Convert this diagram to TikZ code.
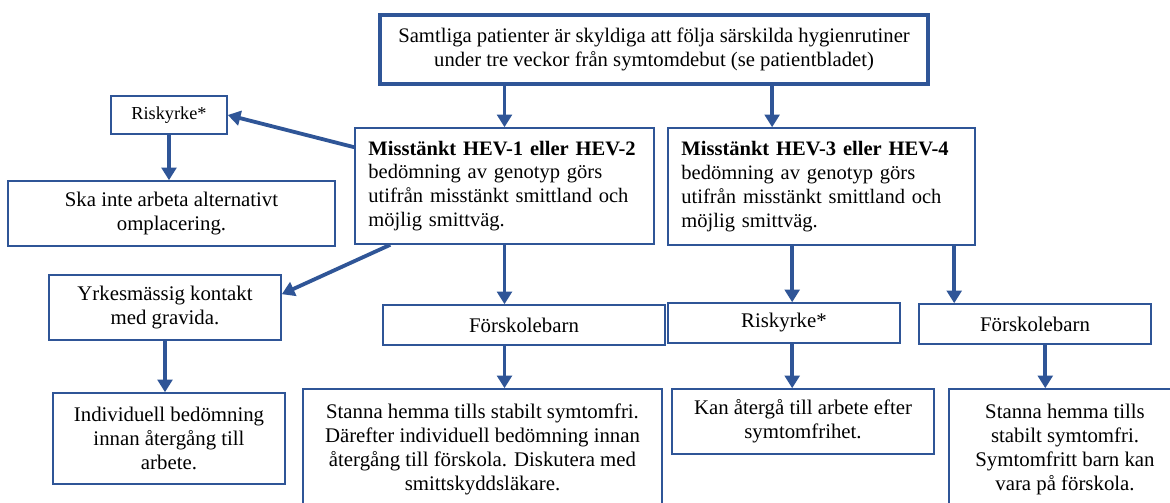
\documentclass[tikz,border=0pt]{standalone}
\usepackage{fontspec}
\setmainfont{Liberation Serif}
\usepackage{tikz}
\usetikzlibrary{arrows.meta,calc,positioning}
\definecolor{boxblue}{RGB}{47,85,151}

\begin{document}
\begin{tikzpicture}[x=0.025cm,y=-0.025cm,
  box/.style={draw=boxblue,line width=1.1pt,fill=white,align=center,inner sep=0pt,
    font=\fontsize{14.8}{17}\selectfont},
  leftbox/.style={box,align=left,text width=#1,font=\fontsize{14.6}{17}\selectfont},
  arr/.style={draw=boxblue,line width=2.7pt,-{Triangle[length=9pt,width=10.5pt]}}]
\clip (0,0) rectangle (1170,502);
\fill[white] (0,0) rectangle (1170,502);
\node[box,line width=2.6pt,minimum width=13.7cm,minimum height=1.725cm,font=\fontsize{14.7}{16.5}\selectfont] (top) at (654,49.5)
  {Samtliga patienter är skyldiga att följa särskilda hygienrutiner\\under tre veckor från symtomdebut (se patientbladet)};
\node[box,minimum width=2.9cm,minimum height=0.95cm,font=\fontsize{13}{16}\selectfont] (rk1) at (169,115) {Riskyrke*};
\node[box,minimum width=8.175cm,minimum height=1.625cm] (ska) at (171.5,213.5) {Ska inte arbeta alternativt\\omplacering.};
\node[leftbox=6.8cm,minimum width=7.475cm,minimum height=2.9cm] (hev1) at (504.5,186)
  {\textbf{Misstänkt HEV-1 eller HEV-2}\\bedömning av genotyp görs\\utifrån misstänkt smittland och\\möjlig smittväg.};
\node[leftbox=7.0cm,minimum width=7.675cm,minimum height=2.925cm] (hev3) at (821.5,186.5)
  {\textbf{Misstänkt HEV-3 eller HEV-4}\\bedömning av genotyp görs\\utifrån misstänkt smittland och\\möjlig smittväg.};
\node[box,minimum width=5.8cm,minimum height=1.625cm] (yrk) at (165,307.5) {Yrkesmässig kontakt\\med gravida.};
\node[box,minimum width=7.05cm,minimum height=1.0cm] (fsk1) at (524,325) {Förskolebarn};
\node[box,minimum width=5.8cm,minimum height=1.0cm] (rk2) at (784,323) {Riskyrke*};
\node[box,minimum width=5.8cm,minimum height=1.0cm] (fsk2) at (1035,324) {Förskolebarn};
\node[box,minimum width=5.8cm,minimum height=2.275cm] (ind) at (169,438.5) {Individuell bedömning\\innan återgång till\\arbete.};
\node[box,minimum width=8.975cm,minimum height=3.025cm] (st1) at (482.5,449.5)
  {Stanna hemma tills stabilt symtomfri.\\Därefter individuell bedömning innan\\återgång till förskola. Diskutera med\\smittskyddsläkare.};
\node[box,minimum width=6.55cm,minimum height=1.625cm] (kan) at (803,421.5) {Kan återgå till arbete efter\\symtomfrihet.};
\node[box,minimum width=5.8cm,minimum height=3.025cm] (st2) at (1065,449.5)
  {Stanna hemma tills\\stabilt symtomfri.\\Symtomfritt barn kan\\vara på förskola.};
\coordinate (h3a) at ($(hev3.north west)!.34!(hev3.north east)$);
\coordinate (h3b) at ($(hev3.south west)!.405!(hev3.south east)$);
\coordinate (h3c) at ($(hev3.south west)!.93!(hev3.south east)$);
\coordinate (h1a) at ($(hev1.north west)!.17!(hev1.south west)$);
\coordinate (h1b) at ($(hev1.south west)!.12!(hev1.south east)$);
\coordinate (f2a) at ($(fsk2.south west)!.544!(fsk2.south east)$);
\draw[arr] (top.south -| hev1.north) -- (hev1.north);
\draw[arr] (top.south -| h3a) -- (h3a);
\draw[arr] (h1a) -- (rk1.east);
\draw[arr] (rk1.south) -- (ska.north -| rk1.south);
\draw[arr] (h1b) -- ($(yrk.north east)!.3!(yrk.south east)$);
\draw[arr] (yrk.south) -- (ind.north -| yrk.south);
\draw[arr] (hev1.south) -- (fsk1.north -| hev1.south);
\draw[arr] (fsk1.south -| hev1.south) -- (st1.north -| hev1.south);
\draw[arr] (h3b) -- (rk2.north -| h3b);
\draw[arr] (h3c) -- (fsk2.north -| h3c);
\draw[arr] (rk2.south -| h3b) -- (kan.north -| h3b);
\draw[arr] (f2a) -- (st2.north -| f2a);
\end{tikzpicture}
\end{document}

# PROBLEM STATEMENT:
Exactly as written, return every line of the listing, but not the pictures.

# TASK RESPONSE:
Convert this diagram to TikZ code.
\documentclass[tikz,border=0pt]{standalone}
\usepackage{fontspec}
\setmainfont{Liberation Serif}
\usepackage{tikz}
\usetikzlibrary{arrows.meta,calc,positioning}
\definecolor{boxblue}{RGB}{47,85,151}

\begin{document}
\begin{tikzpicture}[x=0.025cm,y=-0.025cm,
  box/.style={draw=boxblue,line width=1.1pt,fill=white,align=center,inner sep=0pt,
    font=\fontsize{14.8}{17}\selectfont},
  leftbox/.style={box,align=left,text width=#1,font=\fontsize{14.6}{17}\selectfont},
  arr/.style={draw=boxblue,line width=2.7pt,-{Triangle[length=9pt,width=10.5pt]}}]
\clip (0,0) rectangle (1170,502);
\fill[white] (0,0) rectangle (1170,502);
\node[box,line width=2.6pt,minimum width=13.7cm,minimum height=1.725cm,font=\fontsize{14.7}{16.5}\selectfont] (top) at (654,49.5)
  {Samtliga patienter är skyldiga att följa särskilda hygienrutiner\\under tre veckor från symtomdebut (se patientbladet)};
\node[box,minimum width=2.9cm,minimum height=0.95cm,font=\fontsize{13}{16}\selectfont] (rk1) at (169,115) {Riskyrke*};
\node[box,minimum width=8.175cm,minimum height=1.625cm] (ska) at (171.5,213.5) {Ska inte arbeta alternativt\\omplacering.};
\node[leftbox=6.8cm,minimum width=7.475cm,minimum height=2.9cm] (hev1) at (504.5,186)
  {\textbf{Misstänkt HEV-1 eller HEV-2}\\bedömning av genotyp görs\\utifrån misstänkt smittland och\\möjlig smittväg.};
\node[leftbox=7.0cm,minimum width=7.675cm,minimum height=2.925cm] (hev3) at (821.5,186.5)
  {\textbf{Misstänkt HEV-3 eller HEV-4}\\bedömning av genotyp görs\\utifrån misstänkt smittland och\\möjlig smittväg.};
\node[box,minimum width=5.8cm,minimum height=1.625cm] (yrk) at (165,307.5) {Yrkesmässig kontakt\\med gravida.};
\node[box,minimum width=7.05cm,minimum height=1.0cm] (fsk1) at (524,325) {Förskolebarn};
\node[box,minimum width=5.8cm,minimum height=1.0cm] (rk2) at (784,323) {Riskyrke*};
\node[box,minimum width=5.8cm,minimum height=1.0cm] (fsk2) at (1035,324) {Förskolebarn};
\node[box,minimum width=5.8cm,minimum height=2.275cm] (ind) at (169,438.5) {Individuell bedömning\\innan återgång till\\arbete.};
\node[box,minimum width=8.975cm,minimum height=3.025cm] (st1) at (482.5,449.5)
  {Stanna hemma tills stabilt symtomfri.\\Därefter individuell bedömning innan\\återgång till förskola. Diskutera med\\smittskyddsläkare.};
\node[box,minimum width=6.55cm,minimum height=1.625cm] (kan) at (803,421.5) {Kan återgå till arbete efter\\symtomfrihet.};
\node[box,minimum width=5.8cm,minimum height=3.025cm] (st2) at (1065,449.5)
  {Stanna hemma tills\\stabilt symtomfri.\\Symtomfritt barn kan\\vara på förskola.};
\coordinate (h3a) at ($(hev3.north west)!.34!(hev3.north east)$);
\coordinate (h3b) at ($(hev3.south west)!.405!(hev3.south east)$);
\coordinate (h3c) at ($(hev3.south west)!.93!(hev3.south east)$);
\coordinate (h1a) at ($(hev1.north west)!.17!(hev1.south west)$);
\coordinate (h1b) at ($(hev1.south west)!.12!(hev1.south east)$);
\coordinate (f2a) at ($(fsk2.south west)!.544!(fsk2.south east)$);
\draw[arr] (top.south -| hev1.north) -- (hev1.north);
\draw[arr] (top.south -| h3a) -- (h3a);
\draw[arr] (h1a) -- (rk1.east);
\draw[arr] (rk1.south) -- (ska.north -| rk1.south);
\draw[arr] (h1b) -- ($(yrk.north east)!.3!(yrk.south east)$);
\draw[arr] (yrk.south) -- (ind.north -| yrk.south);
\draw[arr] (hev1.south) -- (fsk1.north -| hev1.south);
\draw[arr] (fsk1.south -| hev1.south) -- (st1.north -| hev1.south);
\draw[arr] (h3b) -- (rk2.north -| h3b);
\draw[arr] (h3c) -- (fsk2.north -| h3c);
\draw[arr] (rk2.south -| h3b) -- (kan.north -| h3b);
\draw[arr] (f2a) -- (st2.north -| f2a);
\end{tikzpicture}
\end{document}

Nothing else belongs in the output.